I had underestimated just how hard that would be. But now, there was a clear choice to make. I could either play the victim, look for people to blame, count the losses and mourn the state of our home, or I could get into action mode and move on to put things together again. I chose the latter.
My sister and nephew – exhausted from the night’s adventures – still had a flight to catch back to Kolkata in the morning. Our good neighbour insisted on dropping them off to the airport and I gratefully accepted. The second job was a visit to the doctor for my wife, suffering from trauma. Third was getting temporary accommodation. The fourth was to inform the office that I would need a couple of days’ leave to take care of matters. The fifth was to contact the insurance company – handling the insurance side of things took a while but I was glad to be busy doing things rather than thinking about everything that happened and wondering why it had to happen to me. I was actually following a good sports coach’s advice of staying in the ‘now’ on the field, and focusing on the ‘present’, instead of regretting the past and worrying about the future.
Yes, the future needed to be taken care of, and the best bet was to tend to the present with as much intensity and focus as I could muster.
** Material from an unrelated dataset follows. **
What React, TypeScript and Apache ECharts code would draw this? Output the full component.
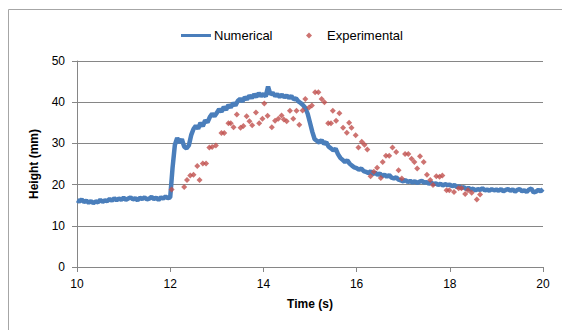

To cut a long story short – we were back in our apartment in three months. We got it reinstated to a modest version in the next six. Our savings were gone (insurance pays up less than 20% of recovery cost!). But most importantly, all three of us healthy and safe, and richer by a great life lesson. I had realised that in any situation, whether business, sports or family, the key is to instinctively stay in the present moment, and not give the mind too much space. Because once the mind takes over, all the regrets and worrying begin. So never ‘mind’ it, and dwell in the present.